On the other hand if you want to "ride" your safeties, then keep them at around 4-6% or even 10% away from the current price.

  • The closer your Static Drop Loss or Static Roof In is to 100%, the bigger the risk of a "false positive" is to being triggered. This means that the market might have moved 1%, but then quickly recovered and triggered your Static Drop Loss or Static Roof In even though the market did not really move. In other words, you have increased the risk and the reward by shortening the time and pushing the % closer to 100%.
  • Since the price changes you will also have to change your Static Drop Loss and Static Roof In values. For a conservative approach once a day for a more aggressive approach once every 1-3 hours.

Dynamic Drop Loss + Dynamic roof In

Just like the Static Drop Loss/Static Roof In, this strategy can always be used parallel to your other strategies no matter what the market conditions are. Although you can use these Safeties by themselves as a team the work great.

What does it do?

The Dynamic Drop Loss secures your coins from big drops in the price (also known as stop loss) while the Dynamic Roof In buys in to big upward movements in the price. In other words, you are protected from big dumps and can get in the big pumps.
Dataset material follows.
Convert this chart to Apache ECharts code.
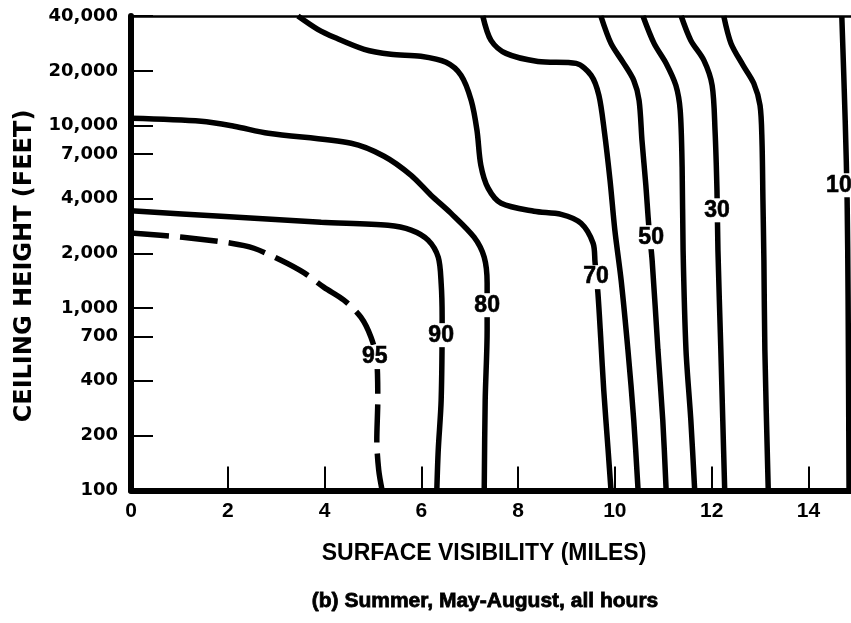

It also automatically recalculates the Dynamic Drop Loss and Dynamic Roof In values for you at a time increment that you set.

Example: Price is 100$ and the Dynamic Drop Loss is set to 95% and the Dynamic Roof In to 105% with a time of 1440 min. This means that the Dynamic Roof In and Dynamic Drop Loss prices will be recalculated every 1440min (one day). This is an example of a conservative "riding" setup.

Just like the static versions, you can adjust it to market conditions. If you think the market is going to explode or fall out, the first thing you could do is shorten the time span for recalculating the price. Anywhere from 60-720 minutes and you could also tighten up the % to 96-99% and 104-101%.

  • The shorter the time and the closer the % values are to 100, the more often the Safeties will be triggered and the higher the chance of a false positive trigger. In other words you have increased the risk and the reward by shortening the time and pushing the % closer to 100%.

Inter exchange signals

If you think that one exchange is setting the tone for the market and the other exchanges are reacting to it, then you can use the signal from that exchange to trade on a slower exchange. An example would be to use the signal from Bitstamp but trade on BTC-E.